Welcome to this week’s Research Roundup. These Friday posts aim to inform our readers about the many stories that relate to animal research each week. Do you have an animal research story we should include in next week’s Research Roundup? You can send it to us via our Facebook page or through the contact form on the website.

  • Knockout mice help find gene for bad breath (halitosis). Most cases of halitosis are due to poor oral hygiene, but some are caused by inherited conditions or diseases such as liver cirrhosis. Dutch researchers at Radboud University working with families with inherited bad breath identified a possible genetic cause. Using genetic “knockout” mice specially bred at the UC Davis Mouse Biology Program, they were able to show that people and mice with variations of the gene SELENBP1 had a buildup of high levels of sulfur-containing compounds in their blood. When blood reaches the lungs, these smelly sulfur compounds leave the blood and are exhaled in breath. Published in Nature Genetics.

  • Artificial sugar linked to life threatening inflammation of the colon. In the last 15 years, the most common cause of hospital-acquired infections in developed countries, have been because of the the gram positive bacteria, Clostridium difficile. Two types of this bacteria in particular have been implicated, RT027 and RT078. Antibiotic resistance has been linked to the epidemic of infections, but does not explain the widespread prevalence. These researchers hypothesized that trehalose, a prevalently used artificial sweetener, may be implicated in this epidemic. To test this they worked with a mouse model of Clostridium difficile infection — and found that mortality was higher in the group consuming trehalose. Dr. Collins the lead researcher stated “An important contribution of this study is the realization that what we once considered a perfectly safe sugar for human consumption, can have unexpected consequences.” Published in Nature.
  • Studying the effects of Prozac in a monkey model. Fluoxetine (Prozac) is widely used to treat depression, anxiety and other psychiatric disorders, including in children. But little is known about its side effects in pre-teens, because it is difficult to conduct clinical trials in young children. Rhesus macaque monkeys are a good model in which to study these drugs, because they have a relatively long period of development before becoming adults. Mari Golub at the California National Primate Research Center has completed a long-term study of fluoxetine in young monkeys, providing data that could support further research in humans. For example, Golub’s team showed for the first time that variations in a gene (monoamine oxidase, MAOA) can influence the effects of the drug in monkeys, suggesting that some children might respond differently to the drug depending on their genetic background. The work is summarized in this feature article and podcast.
Macaque. Kathy West. CNPRC.
  • Mouse stem cells used to grow hairy skin. Most lab grown skin, contains only 5-6 types of cells compared to the 20 or more cell types that real skin contains. Additionally, lab grown sking is incapable of growing hair.
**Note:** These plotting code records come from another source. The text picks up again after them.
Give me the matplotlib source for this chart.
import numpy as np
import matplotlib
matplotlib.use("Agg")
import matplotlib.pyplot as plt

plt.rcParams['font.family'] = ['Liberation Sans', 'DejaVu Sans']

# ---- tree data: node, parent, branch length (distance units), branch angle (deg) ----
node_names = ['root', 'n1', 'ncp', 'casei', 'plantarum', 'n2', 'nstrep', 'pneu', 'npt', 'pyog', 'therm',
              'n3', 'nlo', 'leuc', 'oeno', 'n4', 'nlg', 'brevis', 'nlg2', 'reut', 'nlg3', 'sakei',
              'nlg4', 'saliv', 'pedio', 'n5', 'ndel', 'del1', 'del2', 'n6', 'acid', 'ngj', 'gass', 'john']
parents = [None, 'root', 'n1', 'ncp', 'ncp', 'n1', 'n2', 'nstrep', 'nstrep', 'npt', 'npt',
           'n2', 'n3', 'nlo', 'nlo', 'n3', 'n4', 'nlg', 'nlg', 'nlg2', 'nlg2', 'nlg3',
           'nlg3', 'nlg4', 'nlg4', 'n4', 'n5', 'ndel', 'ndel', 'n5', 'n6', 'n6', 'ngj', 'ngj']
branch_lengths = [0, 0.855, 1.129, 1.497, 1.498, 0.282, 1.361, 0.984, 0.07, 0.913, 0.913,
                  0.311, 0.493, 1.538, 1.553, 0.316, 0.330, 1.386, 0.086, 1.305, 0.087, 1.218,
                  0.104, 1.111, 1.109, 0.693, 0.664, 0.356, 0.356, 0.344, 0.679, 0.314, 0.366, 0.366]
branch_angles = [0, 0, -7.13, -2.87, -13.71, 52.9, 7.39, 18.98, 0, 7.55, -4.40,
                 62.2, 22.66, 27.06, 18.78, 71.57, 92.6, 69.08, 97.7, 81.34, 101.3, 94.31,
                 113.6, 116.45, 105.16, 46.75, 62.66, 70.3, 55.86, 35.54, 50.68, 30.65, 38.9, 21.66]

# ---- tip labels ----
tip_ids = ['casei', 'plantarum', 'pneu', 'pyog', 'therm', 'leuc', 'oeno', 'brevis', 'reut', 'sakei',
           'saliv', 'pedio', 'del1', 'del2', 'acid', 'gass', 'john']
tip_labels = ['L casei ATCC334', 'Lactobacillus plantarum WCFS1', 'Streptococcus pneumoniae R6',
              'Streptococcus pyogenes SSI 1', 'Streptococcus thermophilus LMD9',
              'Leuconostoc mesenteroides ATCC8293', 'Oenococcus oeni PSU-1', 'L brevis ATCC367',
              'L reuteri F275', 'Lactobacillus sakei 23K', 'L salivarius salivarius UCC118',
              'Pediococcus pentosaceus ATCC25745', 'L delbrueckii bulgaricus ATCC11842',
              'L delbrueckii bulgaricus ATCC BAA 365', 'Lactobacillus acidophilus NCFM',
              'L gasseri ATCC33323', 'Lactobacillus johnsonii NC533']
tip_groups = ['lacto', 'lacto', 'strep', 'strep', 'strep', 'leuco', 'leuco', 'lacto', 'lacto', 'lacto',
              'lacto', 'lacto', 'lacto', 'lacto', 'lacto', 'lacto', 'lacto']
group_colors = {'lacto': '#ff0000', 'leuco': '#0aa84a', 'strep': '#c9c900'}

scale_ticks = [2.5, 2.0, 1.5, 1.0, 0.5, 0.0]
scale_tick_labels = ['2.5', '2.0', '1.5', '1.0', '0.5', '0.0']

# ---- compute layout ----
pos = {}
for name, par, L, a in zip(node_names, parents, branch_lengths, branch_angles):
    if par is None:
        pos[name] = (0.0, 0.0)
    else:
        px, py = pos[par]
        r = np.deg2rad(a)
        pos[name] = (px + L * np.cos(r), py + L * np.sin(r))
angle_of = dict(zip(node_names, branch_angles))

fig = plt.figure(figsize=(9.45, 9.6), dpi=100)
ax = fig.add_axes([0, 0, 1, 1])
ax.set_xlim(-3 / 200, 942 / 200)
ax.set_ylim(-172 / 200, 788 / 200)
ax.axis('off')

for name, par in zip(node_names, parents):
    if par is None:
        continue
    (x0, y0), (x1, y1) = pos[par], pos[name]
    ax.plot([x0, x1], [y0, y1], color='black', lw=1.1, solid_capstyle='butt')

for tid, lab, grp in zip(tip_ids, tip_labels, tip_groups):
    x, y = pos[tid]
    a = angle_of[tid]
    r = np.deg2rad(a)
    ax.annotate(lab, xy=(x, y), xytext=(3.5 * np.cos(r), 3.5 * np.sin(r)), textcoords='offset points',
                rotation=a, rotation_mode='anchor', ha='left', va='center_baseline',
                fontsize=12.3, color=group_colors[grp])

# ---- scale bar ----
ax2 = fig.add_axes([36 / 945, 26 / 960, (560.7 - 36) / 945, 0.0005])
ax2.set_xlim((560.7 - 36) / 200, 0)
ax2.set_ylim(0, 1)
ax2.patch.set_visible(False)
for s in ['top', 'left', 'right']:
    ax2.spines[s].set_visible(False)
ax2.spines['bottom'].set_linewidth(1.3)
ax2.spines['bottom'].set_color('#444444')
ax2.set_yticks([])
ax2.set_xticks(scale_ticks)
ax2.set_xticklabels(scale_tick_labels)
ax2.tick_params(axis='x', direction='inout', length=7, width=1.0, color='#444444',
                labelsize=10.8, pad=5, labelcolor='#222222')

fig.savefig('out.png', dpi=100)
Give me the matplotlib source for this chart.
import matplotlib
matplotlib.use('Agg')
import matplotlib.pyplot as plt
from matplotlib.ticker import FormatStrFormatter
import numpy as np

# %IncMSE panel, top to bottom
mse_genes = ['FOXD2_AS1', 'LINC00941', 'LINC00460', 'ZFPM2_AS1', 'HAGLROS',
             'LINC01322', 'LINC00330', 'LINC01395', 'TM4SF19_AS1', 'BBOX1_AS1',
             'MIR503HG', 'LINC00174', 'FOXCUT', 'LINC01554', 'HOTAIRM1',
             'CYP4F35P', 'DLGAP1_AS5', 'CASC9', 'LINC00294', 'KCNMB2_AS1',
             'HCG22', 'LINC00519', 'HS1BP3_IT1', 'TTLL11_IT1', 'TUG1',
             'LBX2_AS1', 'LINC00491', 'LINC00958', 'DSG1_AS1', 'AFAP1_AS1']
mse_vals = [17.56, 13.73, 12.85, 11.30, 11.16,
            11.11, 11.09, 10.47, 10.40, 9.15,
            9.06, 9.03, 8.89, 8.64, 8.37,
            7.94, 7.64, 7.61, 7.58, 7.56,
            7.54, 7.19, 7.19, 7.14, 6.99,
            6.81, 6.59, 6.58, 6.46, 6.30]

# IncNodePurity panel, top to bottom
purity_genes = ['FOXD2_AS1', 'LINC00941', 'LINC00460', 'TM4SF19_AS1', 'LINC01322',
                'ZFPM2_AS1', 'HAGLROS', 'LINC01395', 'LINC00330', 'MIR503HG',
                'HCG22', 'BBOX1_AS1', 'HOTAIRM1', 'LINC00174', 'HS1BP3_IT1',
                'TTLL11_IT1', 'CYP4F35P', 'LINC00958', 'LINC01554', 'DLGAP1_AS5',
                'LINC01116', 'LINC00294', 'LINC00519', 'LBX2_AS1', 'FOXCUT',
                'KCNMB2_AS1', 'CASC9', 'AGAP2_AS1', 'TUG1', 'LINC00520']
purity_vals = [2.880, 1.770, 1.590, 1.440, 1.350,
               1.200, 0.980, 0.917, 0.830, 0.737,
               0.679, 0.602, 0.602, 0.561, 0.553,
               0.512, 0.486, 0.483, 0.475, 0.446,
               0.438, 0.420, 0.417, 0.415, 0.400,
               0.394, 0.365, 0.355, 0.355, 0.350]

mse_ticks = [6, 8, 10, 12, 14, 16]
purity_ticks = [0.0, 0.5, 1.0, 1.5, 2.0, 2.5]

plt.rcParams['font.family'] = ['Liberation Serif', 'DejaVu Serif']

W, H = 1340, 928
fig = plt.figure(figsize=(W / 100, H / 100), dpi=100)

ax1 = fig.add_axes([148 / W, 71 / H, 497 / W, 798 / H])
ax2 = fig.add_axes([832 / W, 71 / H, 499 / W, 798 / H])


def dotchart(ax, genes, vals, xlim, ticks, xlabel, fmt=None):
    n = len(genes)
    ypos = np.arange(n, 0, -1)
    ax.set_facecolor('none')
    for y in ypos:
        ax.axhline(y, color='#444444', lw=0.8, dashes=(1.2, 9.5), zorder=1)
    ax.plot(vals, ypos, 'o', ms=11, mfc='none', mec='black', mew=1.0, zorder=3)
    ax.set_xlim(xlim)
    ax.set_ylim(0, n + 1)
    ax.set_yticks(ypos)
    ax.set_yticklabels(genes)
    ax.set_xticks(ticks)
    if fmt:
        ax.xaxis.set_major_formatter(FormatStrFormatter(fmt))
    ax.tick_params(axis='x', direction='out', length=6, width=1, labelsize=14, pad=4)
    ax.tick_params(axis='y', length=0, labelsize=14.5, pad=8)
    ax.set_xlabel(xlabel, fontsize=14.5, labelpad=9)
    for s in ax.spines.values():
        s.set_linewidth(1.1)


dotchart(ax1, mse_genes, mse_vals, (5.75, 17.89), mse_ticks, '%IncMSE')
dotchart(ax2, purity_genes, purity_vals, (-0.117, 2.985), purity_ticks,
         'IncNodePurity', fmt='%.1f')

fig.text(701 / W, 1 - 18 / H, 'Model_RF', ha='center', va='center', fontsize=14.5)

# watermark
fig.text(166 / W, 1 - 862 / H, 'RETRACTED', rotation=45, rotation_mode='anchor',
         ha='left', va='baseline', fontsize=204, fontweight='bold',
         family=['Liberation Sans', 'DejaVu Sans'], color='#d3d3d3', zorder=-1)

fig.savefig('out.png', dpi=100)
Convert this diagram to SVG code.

In research that was originally begun to generate organoids that model the inner ear — these researchers using mouse pluripotent cells turned to coaxing these cells into generating hair follicles. They found that a single cell organoid forms a epidermis and a dermis permitting for hair follicles to grow as they would in the body. Dr. Koehler stated, “It could be potentially a superior model for testing drugs, or looking at things like the development of skin cancers, within an environment that’s more representative of the in vivo microenvironment. And it would allow us to limit the number of animals we use for research.” Published in Cell Reports.
  • JAX launches Tallwood Canine Cancer Research Initiative to find the most effective predictors and treatments. Some breeds of dogs are more predisposed to certain types of cancers compared to others regardless of the environment that they are reared in, and thus, may be useful for understanding how cancer forms in both humans and other animals and to develop treatments. JAX hopes to “create a biobank of dog tumors that the nonprofit biomedical research institution plans to use and share with researchers around the world to provide new insights into cures for cancer.” To accomplish this, JAX will liaise with veterinary centers around the USA, so that owners whose dogs have been diagnosed with cancer and who are having them removed can opt to donate the tumor to the biobank. These tumors can then be used to, for example, create patient derived xenographs (PDXs).  The initiative began last month with an anonymous donation of 500,000 USD and a donation of a healthy blood sample from the donor’s family dog, Patrick.